Laundry detergent can be full of not-so-good-for-you chemicals, which is why essential oils are great as a booster for your dirty clothes. “I love adding essential oils to my washing machine for a fresh scent,” says Panton. “Use 10-20 drops—lavender and frankincense are a great pair.” While this is great for t-shirts and everyday clothing, don’t add EOs to the wash when you’re cleaning your intimates.

6. Use your diffuser

Of course, using the relaxing scent of lavender aromatherapy is great at nighttime. “Lavender’s incredibly soothing,” says Panton. “As part of your bedtime ritual, add 10 drops of the essential oil to a diffuser on your nightstand and shut the door.” She advises to do this about an hour before you go to bed, so by the time you fall asleep your room’s its own little oasis.

7. Take a bath

It comes as no surprise that lavender goes hand in hand with a relaxing self-care bath. “Add 10 drops of lavender and one cup of epsom salts to a warm bath,” recommends Panton. “Soak, relax, and feel oh-so-good.” Sounds divine.

How to apply lavender oil

One important thing to note is that you should never (may we repeat: never!) apply essential oils directly to skin. The oils contain tons of potent molecules that are too sensitizing for the skin to come into direct contact with. Instead, you need to dilute essential oils, like lavender oil, into a carrier oil.

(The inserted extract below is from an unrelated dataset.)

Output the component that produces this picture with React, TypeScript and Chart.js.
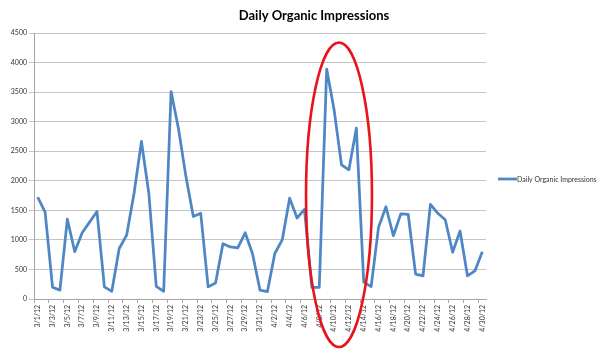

“Carrier oils are basically vegetable oils cold-pressed or expeller-pressed from nuts and seeds or, in some cases—like olive oil and sea buckthorn—they’re pressed from the whole fruit,” Galper previously told us. “The extracts contain the fatty, or oil, components from the plant material, and they’re rich in essential fatty acids, trace vitamins, and other skin-healing components.”

When combined with essential oils, carrier oils are able to essentially buffer the potency of lavender so that the skin can reap its benefits without experiencing any irritation from the active; however, take note: Botanicals are some of the most common irritants to skin. Do a patch test and if you notice that that spot is getting itchy or red, then discontinue use. Otherwise, mix a drop or two of lavender oil into a carrier oil, and apply it to skin or hair.

Frequently asked questions about lavender oil

Where do I get it?

You can buy it from most essential oil retailers, and it’s commonly found on its own as a one-note essential oil or as a blend. We really like these options:

I find essential oils don’t work for my skin, but I like the smell. What should I do?

Well, good Q. If you find that essential oils don’t work for your skin, but you still want them in your life, you can consider diffusing them in an electronic diffuser. Chilling out, with a scent like lavender, can help to lower cortisol levels, which in turn is good for skin, anyhow. So you can still get secondhand benefits.

Lavender isn’t my thing. Any other stress-reducing essential oils?

Yep. Look for something like rosemary, which is also helpful in dropping cortisol or a scent like lemon, which is uplifting and can kind of act like a CTRL+ALT+Delete for a bad day.